[begin GIVEN ENTRIES]

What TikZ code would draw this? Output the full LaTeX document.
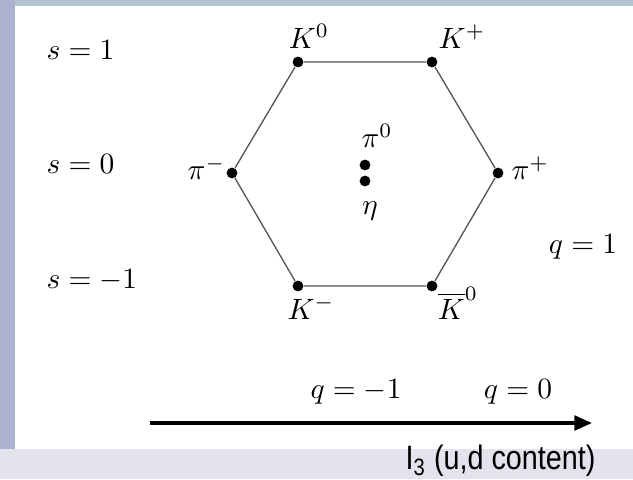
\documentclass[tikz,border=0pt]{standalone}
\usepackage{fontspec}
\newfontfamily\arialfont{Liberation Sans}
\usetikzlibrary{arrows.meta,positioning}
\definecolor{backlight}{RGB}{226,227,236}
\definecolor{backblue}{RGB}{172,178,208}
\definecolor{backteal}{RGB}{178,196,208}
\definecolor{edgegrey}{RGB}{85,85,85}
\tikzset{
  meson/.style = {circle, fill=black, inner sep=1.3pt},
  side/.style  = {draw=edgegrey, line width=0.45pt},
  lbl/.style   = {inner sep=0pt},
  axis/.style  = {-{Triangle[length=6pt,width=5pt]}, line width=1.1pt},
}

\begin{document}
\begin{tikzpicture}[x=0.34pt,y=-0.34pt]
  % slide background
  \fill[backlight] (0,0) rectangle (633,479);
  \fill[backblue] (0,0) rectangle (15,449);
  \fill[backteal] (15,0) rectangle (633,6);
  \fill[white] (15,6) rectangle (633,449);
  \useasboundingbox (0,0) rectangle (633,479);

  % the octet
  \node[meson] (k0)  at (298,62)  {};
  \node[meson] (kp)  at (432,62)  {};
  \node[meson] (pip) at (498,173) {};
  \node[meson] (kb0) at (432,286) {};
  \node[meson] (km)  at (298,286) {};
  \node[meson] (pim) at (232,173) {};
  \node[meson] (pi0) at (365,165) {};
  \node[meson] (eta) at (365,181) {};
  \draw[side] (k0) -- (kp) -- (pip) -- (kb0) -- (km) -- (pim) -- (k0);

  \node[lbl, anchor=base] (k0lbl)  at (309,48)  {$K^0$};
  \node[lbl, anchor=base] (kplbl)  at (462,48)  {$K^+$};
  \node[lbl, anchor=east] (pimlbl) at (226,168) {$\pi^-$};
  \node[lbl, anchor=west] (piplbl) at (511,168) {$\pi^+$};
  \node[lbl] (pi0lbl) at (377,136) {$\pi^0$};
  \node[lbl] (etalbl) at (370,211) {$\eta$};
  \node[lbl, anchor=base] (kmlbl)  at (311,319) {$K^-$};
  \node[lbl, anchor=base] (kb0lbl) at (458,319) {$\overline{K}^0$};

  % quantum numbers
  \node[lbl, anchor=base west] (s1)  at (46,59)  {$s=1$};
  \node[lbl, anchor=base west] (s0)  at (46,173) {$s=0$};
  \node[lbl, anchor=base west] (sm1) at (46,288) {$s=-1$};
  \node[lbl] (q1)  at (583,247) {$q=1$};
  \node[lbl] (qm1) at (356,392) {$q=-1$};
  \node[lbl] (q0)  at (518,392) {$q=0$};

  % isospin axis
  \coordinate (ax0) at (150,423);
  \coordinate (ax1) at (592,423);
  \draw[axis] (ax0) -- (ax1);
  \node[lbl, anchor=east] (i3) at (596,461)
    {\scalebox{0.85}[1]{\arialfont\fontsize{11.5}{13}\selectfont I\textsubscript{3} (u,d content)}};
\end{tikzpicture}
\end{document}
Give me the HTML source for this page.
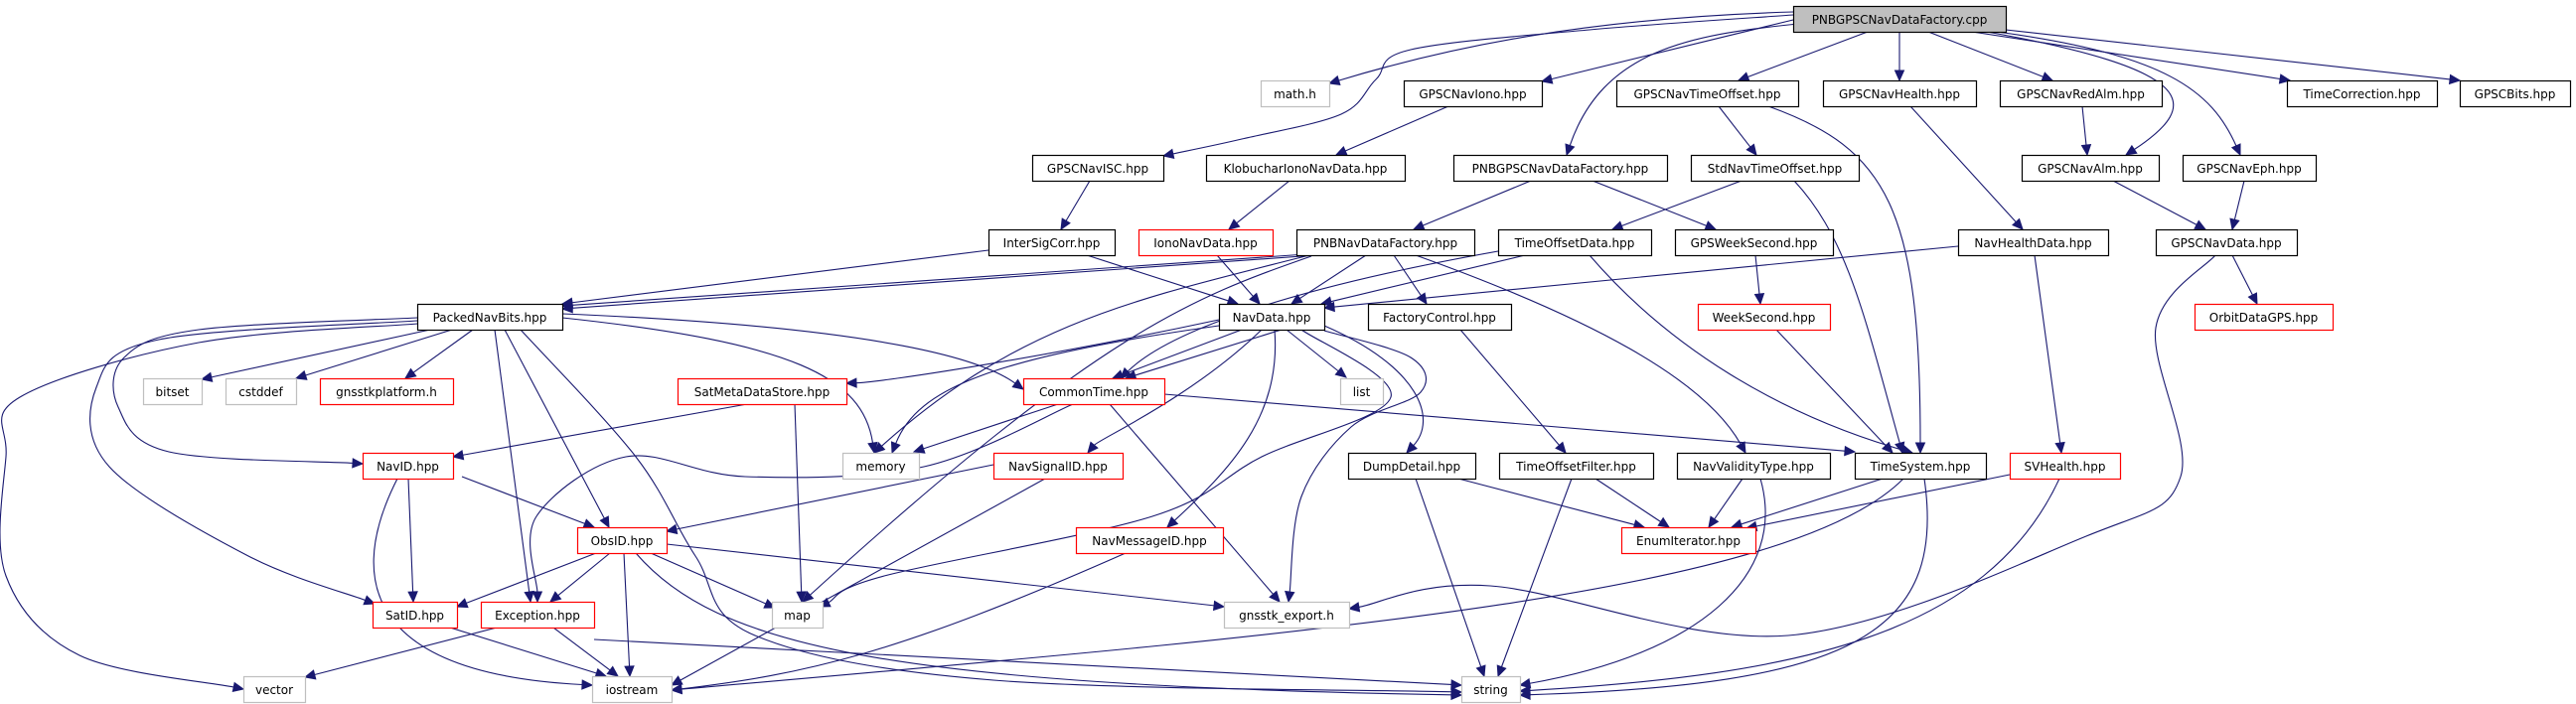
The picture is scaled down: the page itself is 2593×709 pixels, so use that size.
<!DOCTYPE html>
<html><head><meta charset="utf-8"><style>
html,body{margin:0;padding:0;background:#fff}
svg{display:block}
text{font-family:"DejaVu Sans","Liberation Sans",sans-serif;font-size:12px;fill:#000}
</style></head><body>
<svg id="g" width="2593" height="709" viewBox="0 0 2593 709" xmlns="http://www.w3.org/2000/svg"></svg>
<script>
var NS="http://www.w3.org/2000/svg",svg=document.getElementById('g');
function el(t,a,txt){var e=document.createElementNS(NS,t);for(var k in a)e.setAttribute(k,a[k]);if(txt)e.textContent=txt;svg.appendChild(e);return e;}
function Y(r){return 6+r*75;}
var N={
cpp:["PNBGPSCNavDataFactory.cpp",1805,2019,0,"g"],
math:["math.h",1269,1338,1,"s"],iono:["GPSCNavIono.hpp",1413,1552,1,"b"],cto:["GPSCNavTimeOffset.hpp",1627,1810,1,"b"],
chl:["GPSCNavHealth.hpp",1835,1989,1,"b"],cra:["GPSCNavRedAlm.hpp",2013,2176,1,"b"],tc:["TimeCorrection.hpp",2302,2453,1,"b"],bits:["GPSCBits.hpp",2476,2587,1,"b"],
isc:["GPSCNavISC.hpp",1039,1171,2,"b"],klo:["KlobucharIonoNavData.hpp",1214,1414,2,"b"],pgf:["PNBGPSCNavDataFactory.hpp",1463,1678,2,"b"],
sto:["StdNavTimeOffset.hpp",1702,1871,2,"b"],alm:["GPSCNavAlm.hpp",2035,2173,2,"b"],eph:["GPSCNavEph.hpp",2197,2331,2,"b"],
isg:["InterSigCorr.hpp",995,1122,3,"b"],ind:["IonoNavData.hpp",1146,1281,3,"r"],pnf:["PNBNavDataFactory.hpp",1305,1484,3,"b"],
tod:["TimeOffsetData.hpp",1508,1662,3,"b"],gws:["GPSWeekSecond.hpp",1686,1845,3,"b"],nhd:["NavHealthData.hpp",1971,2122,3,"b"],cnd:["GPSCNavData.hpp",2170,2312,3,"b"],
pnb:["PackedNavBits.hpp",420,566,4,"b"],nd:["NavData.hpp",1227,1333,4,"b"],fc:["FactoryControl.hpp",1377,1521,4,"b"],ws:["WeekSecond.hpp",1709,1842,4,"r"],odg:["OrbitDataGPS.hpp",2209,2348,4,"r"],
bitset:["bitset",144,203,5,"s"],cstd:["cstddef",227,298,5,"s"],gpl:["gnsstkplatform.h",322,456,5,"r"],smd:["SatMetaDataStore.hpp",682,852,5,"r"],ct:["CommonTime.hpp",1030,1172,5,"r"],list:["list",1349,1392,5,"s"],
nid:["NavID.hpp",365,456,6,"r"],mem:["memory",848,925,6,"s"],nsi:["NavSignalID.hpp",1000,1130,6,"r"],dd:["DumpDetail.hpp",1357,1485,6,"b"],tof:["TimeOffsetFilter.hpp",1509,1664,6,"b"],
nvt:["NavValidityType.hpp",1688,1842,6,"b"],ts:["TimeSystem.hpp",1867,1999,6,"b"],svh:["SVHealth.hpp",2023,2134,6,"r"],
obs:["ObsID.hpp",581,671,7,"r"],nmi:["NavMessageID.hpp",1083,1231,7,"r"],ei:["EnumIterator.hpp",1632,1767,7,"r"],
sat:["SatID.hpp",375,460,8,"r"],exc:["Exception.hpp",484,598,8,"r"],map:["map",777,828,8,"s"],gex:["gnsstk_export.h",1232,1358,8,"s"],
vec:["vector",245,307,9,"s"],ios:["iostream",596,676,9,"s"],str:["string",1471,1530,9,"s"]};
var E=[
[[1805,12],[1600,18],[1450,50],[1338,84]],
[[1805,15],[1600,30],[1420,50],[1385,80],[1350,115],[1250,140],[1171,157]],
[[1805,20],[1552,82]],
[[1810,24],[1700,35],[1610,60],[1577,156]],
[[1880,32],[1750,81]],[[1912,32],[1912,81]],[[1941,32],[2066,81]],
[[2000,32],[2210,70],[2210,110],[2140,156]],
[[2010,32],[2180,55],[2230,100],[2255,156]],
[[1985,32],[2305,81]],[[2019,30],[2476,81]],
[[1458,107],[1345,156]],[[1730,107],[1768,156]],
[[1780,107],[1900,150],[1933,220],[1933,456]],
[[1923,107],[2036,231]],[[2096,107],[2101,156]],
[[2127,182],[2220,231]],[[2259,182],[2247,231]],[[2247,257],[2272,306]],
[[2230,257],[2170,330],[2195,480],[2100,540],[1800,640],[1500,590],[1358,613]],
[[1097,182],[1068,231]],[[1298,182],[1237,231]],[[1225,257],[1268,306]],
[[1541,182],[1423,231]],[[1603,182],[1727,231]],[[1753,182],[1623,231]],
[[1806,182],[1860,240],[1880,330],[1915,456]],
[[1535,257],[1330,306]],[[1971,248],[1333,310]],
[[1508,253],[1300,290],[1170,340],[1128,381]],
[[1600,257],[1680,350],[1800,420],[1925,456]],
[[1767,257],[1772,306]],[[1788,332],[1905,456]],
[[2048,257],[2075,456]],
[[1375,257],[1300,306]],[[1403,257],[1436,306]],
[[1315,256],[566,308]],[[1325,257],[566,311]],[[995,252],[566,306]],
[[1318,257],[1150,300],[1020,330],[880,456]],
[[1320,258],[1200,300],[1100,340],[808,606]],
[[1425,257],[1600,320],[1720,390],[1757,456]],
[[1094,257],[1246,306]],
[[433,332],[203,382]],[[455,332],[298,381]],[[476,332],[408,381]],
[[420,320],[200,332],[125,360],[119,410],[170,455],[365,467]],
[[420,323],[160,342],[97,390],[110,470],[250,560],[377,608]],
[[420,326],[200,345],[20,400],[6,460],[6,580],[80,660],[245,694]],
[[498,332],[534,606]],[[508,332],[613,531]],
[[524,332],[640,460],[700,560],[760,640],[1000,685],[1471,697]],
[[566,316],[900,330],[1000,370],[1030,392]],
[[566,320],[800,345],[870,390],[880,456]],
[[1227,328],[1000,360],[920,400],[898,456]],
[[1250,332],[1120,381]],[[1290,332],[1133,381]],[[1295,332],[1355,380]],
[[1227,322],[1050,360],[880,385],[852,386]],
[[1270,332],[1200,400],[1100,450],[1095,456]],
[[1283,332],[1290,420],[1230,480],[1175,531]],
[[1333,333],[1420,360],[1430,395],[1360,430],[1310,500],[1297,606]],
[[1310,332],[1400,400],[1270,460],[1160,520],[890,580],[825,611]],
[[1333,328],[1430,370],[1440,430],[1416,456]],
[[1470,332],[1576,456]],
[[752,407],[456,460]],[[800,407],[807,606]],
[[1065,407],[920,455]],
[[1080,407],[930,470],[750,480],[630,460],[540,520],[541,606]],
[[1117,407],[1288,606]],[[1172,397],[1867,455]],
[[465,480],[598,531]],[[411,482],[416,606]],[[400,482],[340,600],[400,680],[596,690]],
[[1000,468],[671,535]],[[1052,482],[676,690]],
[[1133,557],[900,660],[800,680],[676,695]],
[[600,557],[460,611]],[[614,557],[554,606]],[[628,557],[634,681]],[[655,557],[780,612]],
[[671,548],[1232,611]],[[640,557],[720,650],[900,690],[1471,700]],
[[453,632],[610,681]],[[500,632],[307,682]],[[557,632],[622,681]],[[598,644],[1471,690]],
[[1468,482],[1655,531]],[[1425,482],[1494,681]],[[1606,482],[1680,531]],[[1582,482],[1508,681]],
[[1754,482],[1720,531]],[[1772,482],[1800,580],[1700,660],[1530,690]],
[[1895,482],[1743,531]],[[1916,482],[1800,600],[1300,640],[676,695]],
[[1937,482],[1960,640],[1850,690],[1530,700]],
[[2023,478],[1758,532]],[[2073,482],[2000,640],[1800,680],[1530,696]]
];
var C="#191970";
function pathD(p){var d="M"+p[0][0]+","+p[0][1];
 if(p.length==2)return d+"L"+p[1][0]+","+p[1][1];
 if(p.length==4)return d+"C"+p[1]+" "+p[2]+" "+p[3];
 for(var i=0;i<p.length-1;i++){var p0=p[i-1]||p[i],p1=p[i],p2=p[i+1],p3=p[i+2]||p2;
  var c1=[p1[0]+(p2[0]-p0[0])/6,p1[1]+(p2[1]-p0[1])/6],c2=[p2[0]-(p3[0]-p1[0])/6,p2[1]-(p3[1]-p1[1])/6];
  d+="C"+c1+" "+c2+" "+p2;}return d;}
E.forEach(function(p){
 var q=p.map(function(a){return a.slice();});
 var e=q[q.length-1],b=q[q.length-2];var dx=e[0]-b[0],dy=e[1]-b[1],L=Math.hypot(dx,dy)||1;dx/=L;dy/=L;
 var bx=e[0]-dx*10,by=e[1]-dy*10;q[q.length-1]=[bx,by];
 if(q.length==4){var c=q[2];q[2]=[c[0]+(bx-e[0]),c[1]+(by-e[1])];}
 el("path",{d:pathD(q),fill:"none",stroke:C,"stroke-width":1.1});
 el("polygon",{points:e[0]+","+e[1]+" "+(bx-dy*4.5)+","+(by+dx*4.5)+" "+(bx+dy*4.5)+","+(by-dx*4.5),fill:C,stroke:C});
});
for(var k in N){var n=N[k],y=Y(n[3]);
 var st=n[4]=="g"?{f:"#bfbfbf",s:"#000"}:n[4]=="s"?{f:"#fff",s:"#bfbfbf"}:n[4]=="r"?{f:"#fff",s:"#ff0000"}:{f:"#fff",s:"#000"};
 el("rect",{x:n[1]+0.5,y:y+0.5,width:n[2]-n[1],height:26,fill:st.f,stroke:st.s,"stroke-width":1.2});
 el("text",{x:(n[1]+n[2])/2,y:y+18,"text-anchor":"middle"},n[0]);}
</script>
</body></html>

[end GIVEN ENTRIES]

### [STATED TASK]
From the entries above, extract each line containing "this".

### [FINAL ANSWER]
What TikZ code would draw this? Output the full LaTeX document.
Give me the HTML source for this page.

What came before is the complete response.